Après la guerre, vient le travail aux champs. Mais quand on lui en parle, Lucienne préfère insister sur les "fêtes populaires" où elle sort, "toujours accompagnée d’un frère ainé". C’est sûrement dans une de ces fêtes, où l’accordéon fait chanter l’après-guerre que Lucienne rencontre son premier mari, un fils d’exploitant agricole de la région. Le mariage est célébré alors qu’elle a 19 ans, son premier enfant vient un an plus tard.

Les deux familles s’entraident dans leurs exploitations agricoles respectives. Puis, c’est le déménagement, dans une petite ville à côté de son village, Renazé. Nous sommes dans les années soixante et Lucienne ouvre un petit commerce d’alimentation générale qui fait aussi débit de boisson. "J’ai vu pas mal d’hommes un peu saouls", euphémise-t-elle. "Pour mettre un poivrot dehors; il faut du caractère". Et Lucienne n’en manque pas.

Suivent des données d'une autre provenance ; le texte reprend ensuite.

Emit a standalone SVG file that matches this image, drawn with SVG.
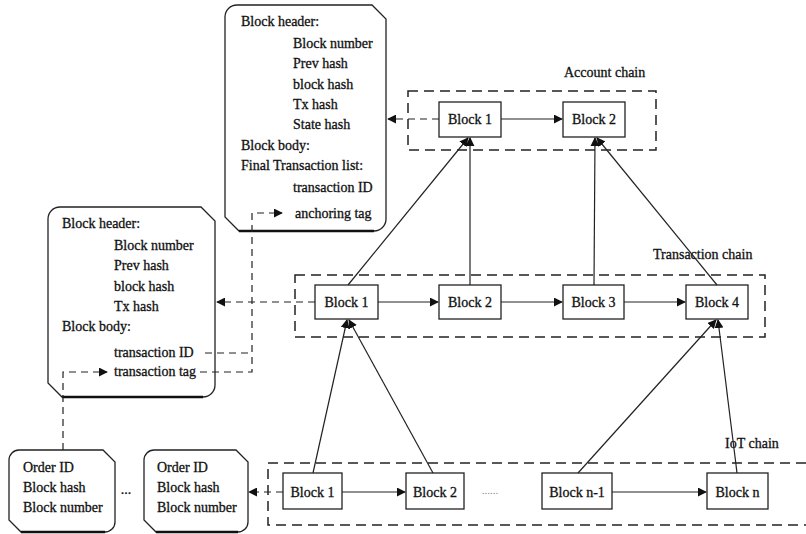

"J'ai pas tiré le bon numéro"

De Renazé, elle déménage dans les années soixante-dix à Laval pour y tenir un bar. Mais "on a plein de problèmes familiaux", des problèmes qui mènent à un divorce en 1974 ; une période "très difficile". Puis c’est la rencontre avec son deuxième mari. L’occasion d’être enfin heureuse en ménage ? "J’ai pas tiré le bon numéro", rit un peu jaune l’octogénaire. Car derrière ses yeux rieurs, en regardant attentivement, on peut distinguer une pointe de mélancolie. "C'est comme ça", dit-elle souvent quand, dans son histoire, effleurent les écorchures de la vie. Elle aura deux autres enfants avec ce deuxième mari dont elle parle ainsi : "Il avait des gentillesses mais il avait des trucs… Bon… Hein…", coupe-t-elle sans qu’on ose lui demander d’entrer dans les détails.

Et l’avenir dans tout ça ? Lucienne voudrait partir en croisière, "loin". Et puis apprendre l’accordéon et visiter l’Arc de Triomphe. Et continuer de se faire prendre en photo avec des fans qui pourraient être ses petits-enfants. Car elle est comme ça Lucienne, elle aime bien, aussi, se faire plaisir.